Big fleas have little fleas,
Upon their backs to bite ’em,
And little fleas have lesser fleas,
and so, ad infinitum.
The Sollers report has a two-pronged thrust. First, and most obvious, it is out to redeem the name of Joe Paterno by discrediting the Freeh report, which excoriated him. This is what Sue paid for. But second, Sollers & Company cleverly include dissemination of information about child abusers and their victims, thus presumably playing the “vvvvvvvvvvictimmmmmms” card obliquely or in the very least defusing critics who would play that same card against them. The retention of Jim Clemente, former FBI profiler and internationally recognized expert in the fields of sex crimes investigations, sex offender behavior, child sexual victimization, and child pornography, as part of the team lends credibility to its findings in that area. Clemente makes several key points about the stealth and cunning of perverts like Sandusky, and the ease with which they cloak their clandestine activities from the rest of us unsuspecting and trusting colleagues and friends. Clemente’s findings, incorporated into the report and presented separately as Appendix B, are quite impressive. It is a grandiose, 72-page treatise on pedophilia and child sexual victimization, generally and with specificity to Jerry Sandusky. It has appendixes of its own that provide information in excess of the 72-page body of the Clemente Report.
Additionally, separate reports by Thornburgh and Berlin are included as appendixes.
If you’re keeping score, the Freeh report still wins the poundage battle by a score of 267 pages to 238, although as you know, much of the Freeh report consisted of reproduced emails and scrawled notes.
One more early reaction to the Sollers report comes from Phil Knight, chairman of Nike, a long-time friend of Joe Paterno who turned against him in the wake of the Freeh report. “According to the investigation, it appears Joe made missteps that led to heartbreaking consequences,” Knight said at the time. “I missed that Joe missed it, and I’m extremely saddened on this day.” However, now he sings a different tune. He says he didn’t read the full 267 pages. Knight was indeed swayed by the Sollers report:
“With the release of the report by the King and Spalding law firm, including analysis by former Attorney General Dick Thornburgh and former FBI profiler James Clemente, it is clear that the findings of the Freeh Report were unjustified and unsubstantiated.”

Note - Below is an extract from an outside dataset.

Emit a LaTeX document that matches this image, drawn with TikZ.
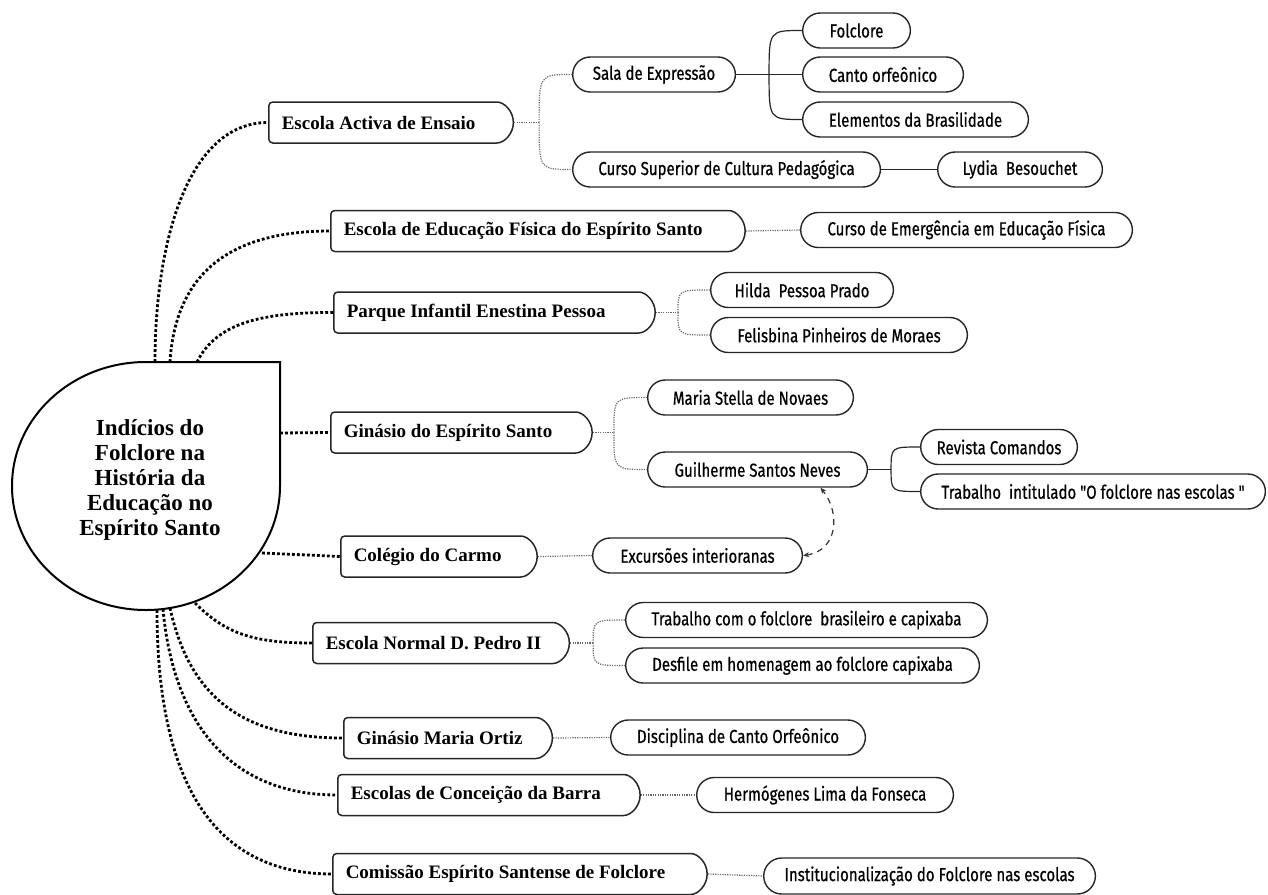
\documentclass[tikz,border=0pt]{standalone}
\usepackage{fontspec}
\setmainfont{Liberation Serif}
\newfontfamily\leaffont[FakeStretch=0.8,FakeBold=0.6]{Fira Sans}
\usetikzlibrary{shapes.misc,arrows.meta}
\newcommand{\Fork}[3]{
	\draw[#1] (#2) .. controls (#2 |- #3.west) .. (#3.west);
}
\newcommand{\Topic}[4]{
	\node[topic] (#1) at (#2) {\makebox[\dimexpr#3+9pt\relax][l]{#4}};
}

\begin{document}
\begin{tikzpicture}[x=0.5pt,y=-0.5pt,
	topic/.style={rounded rectangle, rounded rectangle left arc=none, rounded corners=2pt,
		draw=black!85, line width=0.75pt, fill=white, anchor=west, minimum height=20.5pt,
		inner xsep=6.5pt, font=\bfseries\fontsize{9.5}{11}\selectfont},
	leaf/.style={rounded rectangle, draw=black!85, line width=0.7pt, fill=white, anchor=west,
		minimum height=17.5pt, minimum width={#1+6.5pt}, font=\leaffont\fontsize{9.4}{11}\selectfont},
	bigdots/.style={line width=1.4pt, dash pattern=on 1.4pt off 1.1pt},
	smalldots/.style={line width=0.6pt, dash pattern=on 0.6pt off 0.6pt, black!60},
	plain/.style={line width=0.6pt, black!85}]
		\useasboundingbox (0,0) rectangle (1268,894);

		\draw[line width=1pt, fill=white] (12,486) .. controls (12,417.5) and (72,362) .. (146,362)
			-- (280,362) -- (280,486) .. controls (280,554.5) and (220,610) .. (146,610)
			.. controls (72,610) and (12,554.5) .. (12,486) -- cycle;
		\node[align=center, font=\bfseries\fontsize{11.5}{12.6}\selectfont] (root) at (150,480)
			{Indícios do\\Folclore na\\História da\\Educação no\\Espírito Santo};
		\coordinate (r1) at (155,362);
		\coordinate (r2) at (170,362);
		\coordinate (r3) at (197,362);
		\coordinate (r4) at (280,433);
		\coordinate (r5) at (262,553);
		\coordinate (r6) at (195,603);
		\coordinate (r7) at (170,608);
		\coordinate (r8) at (163,609);
		\coordinate (r9) at (157,610);

		\Topic{eae}{268,122.5}{99.75pt}{Escola Activa de Ensaio}
		\Topic{eef}{330,231}{184.25pt}{Escola de Educação Física do Espírito Santo}
		\Topic{pie}{333,312.5}{137.75pt}{Parque Infantil Enestina Pessoa}
		\Topic{ges}{330,432.5}{107.75pt}{Ginásio do Espírito Santo}
		\Topic{cdc}{340,556.5}{75.25pt}{Colégio do Carmo}
		\Topic{enp}{312,643}{105.75pt}{Escola Normal D. Pedro II}
		\Topic{gmo}{343,738}{81.75pt}{Ginásio Maria Ortiz}
		\Topic{ecb}{337,795}{128.25pt}{Escolas de Conceição da Barra}
		\Topic{cef}{332,874}{164.25pt}{Comissão Espírito Santense de Folclore}

		\node[leaf=81.5pt] (sde) at (572,74.5) {Sala de Expressão};
		\node[leaf=154pt] (cscp) at (572,169.5) {Curso Superior de Cultura Pedagógica};
		\node[leaf=54pt] (fol) at (802,30.5) {Folclore};
		\node[leaf=80.5pt] (cor) at (802,74.5) {Canto orfeônico};
		\node[leaf=113pt] (edb) at (802,119.5) {Elementos da Brasilidade};
		\node[leaf=82.5pt] (lyd) at (937,169.5) {Lydia\ \ Besouchet};
		\node[leaf=166pt] (cee) at (800,230) {Curso de Emergência em Educação Física};
		\node[leaf=91.5pt] (hpp) at (710,290) {Hilda\ \ Pessoa Prado};
		\node[leaf=128.5pt] (fpm) at (710,335) {Felisbina Pinheiros de Moraes};
		\node[leaf=103pt] (msn) at (647,397.5) {Maria Stella de Novaes};
		\node[leaf=110pt] (gsn) at (647,469.5) {Guilherme Santos Neves};
		\node[leaf=78.5pt] (rco) at (920,447) {Revista Comandos};
		\node[leaf=172.5pt] (tfe) at (920,491.5) {Trabalho\ \ intitulado "O folclore nas escolas "};
		\node[leaf=105pt] (exc) at (592,555.5) {Excursões interioranas};
		\node[leaf=181pt] (tfb) at (625,620) {Trabalho com o folclore\ \ brasileiro e capixaba};
		\node[leaf=177pt] (dfh) at (625,665.5) {Desfile em homenagem ao folclore capixaba};
		\node[leaf=127.5pt] (dco) at (610,737.5) {Disciplina de Canto Orfeônico};
		\node[leaf=128.5pt] (hlf) at (696,795) {Hermógenes Lima da Fonseca};
		\node[leaf=166pt, minimum height=18pt] (ife) at (763,876) {Institucionalização do Folclore nas escolas};

		\draw[bigdots] (r1) .. controls +(0,-120) and +(-80,0) .. (eae.west);
		\draw[bigdots] (r2) .. controls +(5,-80) and +(-110,0) .. (eef.west);
		\draw[bigdots] (r3) .. controls +(20,-40) and +(-70,0) .. (pie.west);
		\draw[bigdots] (r4) -- (ges.west);
		\draw[bigdots] (r5) -- (cdc.west);
		\draw[bigdots] (r6) .. controls +(30,30) and +(-60,0) .. (enp.west);
		\draw[bigdots] (r7) .. controls +(20,90) and +(-100,0) .. (gmo.west);
		\draw[bigdots] (r8) .. controls +(10,110) and +(-110,0) .. (ecb.west);
		\draw[bigdots] (r9) .. controls +(0,170) and +(-120,0) .. (cef.west);

		\draw[smalldots] (eae.east) -- ++(25,0) coordinate (j1);
		\Fork{smalldots}{j1}{sde}
		\Fork{smalldots}{j1}{cscp}
		\draw[plain] (sde.east) -- (cor.west);
		\coordinate (j2) at ([xshift=16.5pt]sde.east);
		\Fork{plain}{j2}{fol}
		\Fork{plain}{j2}{edb}
		\draw[plain] (cscp.east) -- (lyd.west);
		\draw[smalldots] (eef.east) -- (cee.west);
		\draw[smalldots] (pie.east) -- ++(22,0) coordinate (j3);
		\Fork{smalldots}{j3}{hpp}
		\Fork{smalldots}{j3}{fpm}
		\draw[smalldots] (ges.east) -- ++(21,0) coordinate (j4);
		\Fork{smalldots}{j4}{msn}
		\Fork{smalldots}{j4}{gsn}
		\draw[plain] (gsn.east) -- ++(23,0) coordinate (j5);
		\Fork{plain}{j5}{rco}
		\Fork{plain}{j5}{tfe}
		\draw[smalldots] (cdc.east) -- (exc.west);
		\draw[black!80, line width=0.6pt, dash pattern=on 3pt off 2.5pt, {Stealth[length=3pt,width=2.5pt]}-{Stealth[length=3pt,width=2.5pt]}]
			(exc.east) .. controls +(35,-5) and +(20,25) .. ([xshift=31.5pt]gsn.south);
		\draw[smalldots] (enp.east) -- ++(23,0) coordinate (j6);
		\Fork{smalldots}{j6}{tfb}
		\Fork{smalldots}{j6}{dfh}
		\draw[smalldots] (gmo.east) -- (dco.west);
		\draw[smalldots] (ecb.east) -- (hlf.west);
		\draw[smalldots] (cef.east) -- (ife.west);
	\end{tikzpicture}
\end{document}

Knight said a lot more. If you want to read it, check out “Knight reverses course on Paterno” on ESPN.com. Big thanks to intrepid Penn State news junkie Joe for the pointer.
I suspect that there will be a cascade of similar reversals in the wake of this report. Reading it will open some eyes, even if a very few read and digest the plethora of facts and opinions incorporated in it. Compared to this report, the Freeh report gives one the impression of a shoddily assembled collection of pseudo-factoids shakily used to draw biased, pre-ordained conclusions. In this writer’s opinion, in spite of the poundage advantage of Freeh’s 267 pages, Sollers and company have won the pissing contest.
Now, let us sit back and wait for the next crow-eater to emerge. This should be fun. You can find all of the information you’ll ever want about the Sollers report and the three sub-reports at the PATERNO website.